The Forgotten Day () is a Sitcom television drama produced by TVB. It stars Roger Kwok, Shaun Tam, David Chiang and Grace Wong. Amy Wong Sum-wai serves as the producer.

Cast and Characters

Main Characters
Roger Kwok as Ng Yiu-chong (吳耀中), a waiter. He indirectly causes Mung Yat-yin to suffer from amnesia. Feeling guilty, he helps Mung Yat-yin to search for his lost memory.
Shaun Tam as Mung Yat-yin (蒙一言), an interior designer. He is kidnapped and suffers from transient global amnesia due to a head injury.
David Chiang as Peter Mung Kwan-sui (蒙君瑞), Mung Yat-yin and Mung Siu-dou’s father.
Grace Wong as Freeya Yau Fei-yee (游菲兒), Mung Yat-yin’s wife.
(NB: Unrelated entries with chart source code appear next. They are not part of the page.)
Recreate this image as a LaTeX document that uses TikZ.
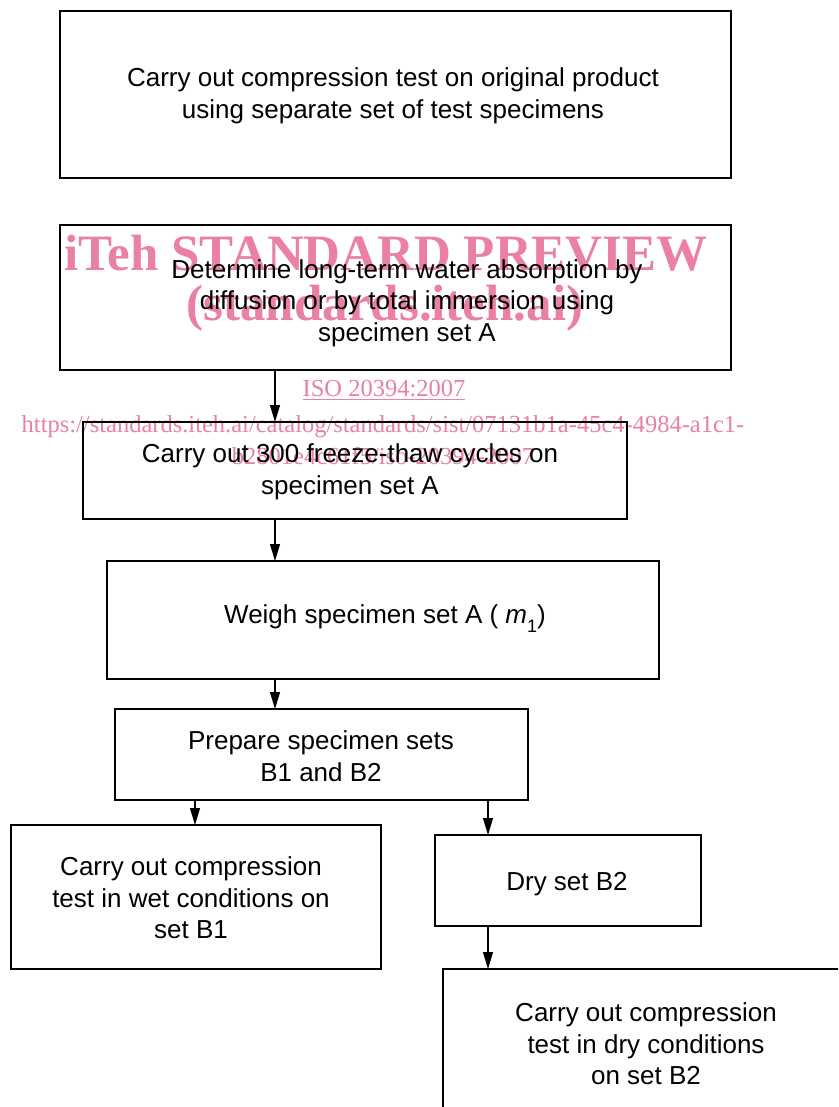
\documentclass[tikz,border=0pt]{standalone}
\usepackage{fontspec}
\setmainfont{Liberation Sans}
\newfontfamily\wmfont{Liberation Serif}
\usetikzlibrary{arrows.meta}
\definecolor{wmpink}{RGB}{234,128,164}
\tikzset{
  box/.style={draw=black, line width=2.9pt, inner sep=0pt, outer sep=0pt, rectangle},
  txt/.style={align=center, inner sep=0pt, font=\fontsize{26}{31.5}\selectfont},
  arr/.style={line width=1.2pt, -{Triangle[length=17pt,width=10pt]}},
  wmbig/.style={text=wmpink, inner sep=0pt, font=\wmfont\bfseries\fontsize{51}{56}\selectfont},
  wmsmall/.style={text=wmpink, inner sep=0pt, align=center, font=\wmfont\fontsize{24.5}{32}\selectfont},
}
\begin{document}
\begin{tikzpicture}[x=1pt,y=-1pt]
\clip (0,0) rectangle (838,1107);
\fill[white] (0,0) rectangle (838,1107);
% watermark
\node[wmbig] (w1) at (386,253) {iTeh STANDARD PREVIEW};
\node[wmbig] (w2) at (385,308) {(standards.iteh.ai)};
\node[wmsmall] (w3) at (384,390) {\underline{ISO 20394:2007}};
\node[wmsmall] (w4) at (383,440) {https://standards.iteh.ai/catalog/standards/sist/07131b1a-45c4-4984-a1c1-\\b2801e4c61f5/iso-20394-2007};
% boxes
\node[box, minimum width=671pt, minimum height=167pt] (b1) at (395.5,94.5) {};
\node[box, minimum width=671pt, minimum height=145pt] (b2) at (395.5,297.5) {};
\node[box, minimum width=544pt, minimum height=97pt] (b3) at (355,470.5) {};
\node[box, minimum width=552pt, minimum height=118pt] (b4) at (383,620) {};
\node[box, minimum width=413pt, minimum height=91pt] (b5) at (321.5,754.5) {};
\node[box, minimum width=370pt, minimum height=144pt] (b6) at (196,897) {};
\node[box, minimum width=266pt, minimum height=91pt] (b7) at (568,880.5) {};
\node[box, minimum width=420pt, minimum height=170pt] (b8) at (653,1054) {};
% texts
\node[txt] (t1) at (393,96) {Carry out compression test on original product\\using separate set of test specimens};
\node[txt] (t2) at (407,303) {Determine long-term water absorption by\\diffusion or by total immersion using\\specimen set A};
\node[txt] (t3) at (350,472) {Carry out 300 freeze-thaw cycles on\\specimen set A};
\node[txt] (t4) at (385,619) {Weigh specimen set A ( \textit{m}\raisebox{-0.35em}{\fontsize{18}{20}\selectfont 1})};
\node[txt] (t5) at (321,756) {Prepare specimen sets\\B1 and B2};
\node[txt] (t6) at (191,898) {Carry out compression\\test in wet conditions on\\set B1};
\node[txt] (t7) at (567,884) {Dry set B2};
\node[txt] (t8) at (646,1044) {Carry out compression\\test in dry conditions\\on set B2};
% connector columns
\coordinate (cA) at (275,0);
\coordinate (cB) at (195,0);
\coordinate (cC) at (488,0);
\draw[arr] (b2.south -| cA) -- (b3.north -| cA);
\draw[arr] (b3.south -| cA) -- (b4.north -| cA);
\draw[arr] (b4.south -| cA) -- (b5.north -| cA);
\draw[arr] (b5.south -| cB) -- (b6.north -| cB);
\draw[arr] (b5.south -| cC) -- (b7.north -| cC);
\draw[arr] (b7.south -| cC) -- (b8.north -| cC);
\end{tikzpicture}
\end{document}
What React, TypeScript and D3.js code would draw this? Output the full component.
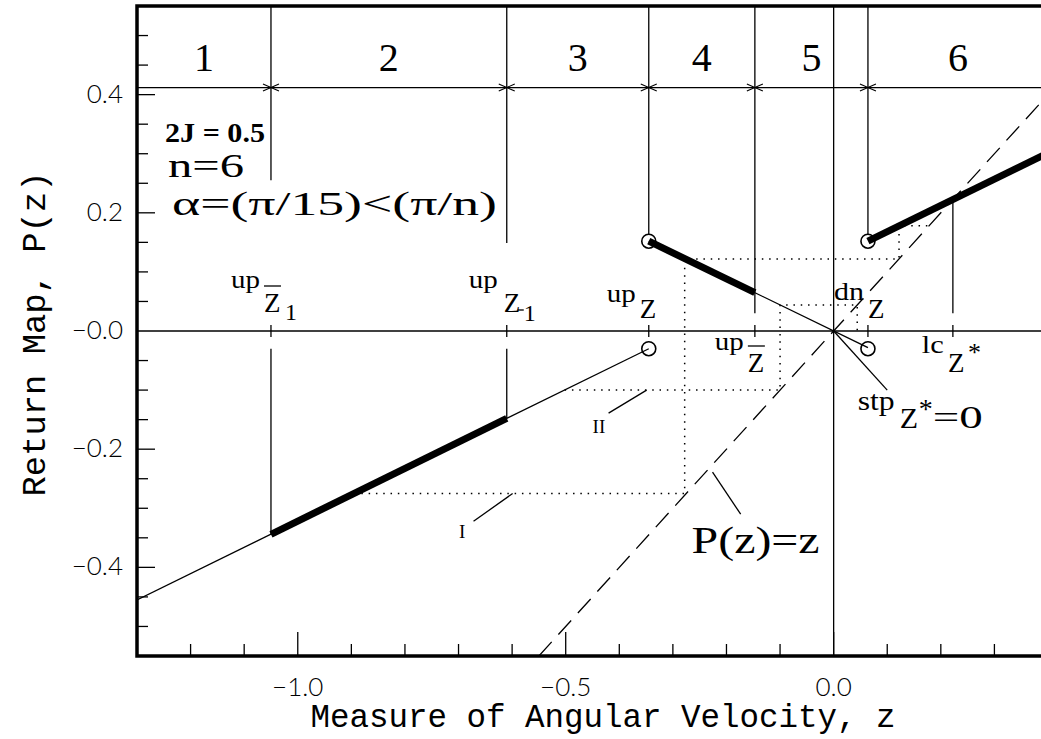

She is missing after her husband’s injury and amnesia.
Roxanne Tong as Dr. "Yan" Nam Hoi-ching (藍海晴), a clinical psychologist who treats Mung Yat-yin’s amnesia.

Major Supporting Characters
Zoie Tam as Maya Sze Man-nga (施文雅), Ng Yiu-chong’s wife.
Elvina Kong as Mable Ng Shun-mei (吳順美), a taxi driver and Ng Yiu-chong’s younger sister.
Anthony Ho as Ng Yiu-chung (吳耀松), Ng Yiu-chong’s younger brother who is mentally disabled.
Max Cheung as Evans (伊雲思), Mable’s ex-husband.
Lisa Lau as Mung Siu-dou (蒙小豆), a veterinary nurse and Mung Yat-yin’s younger sister.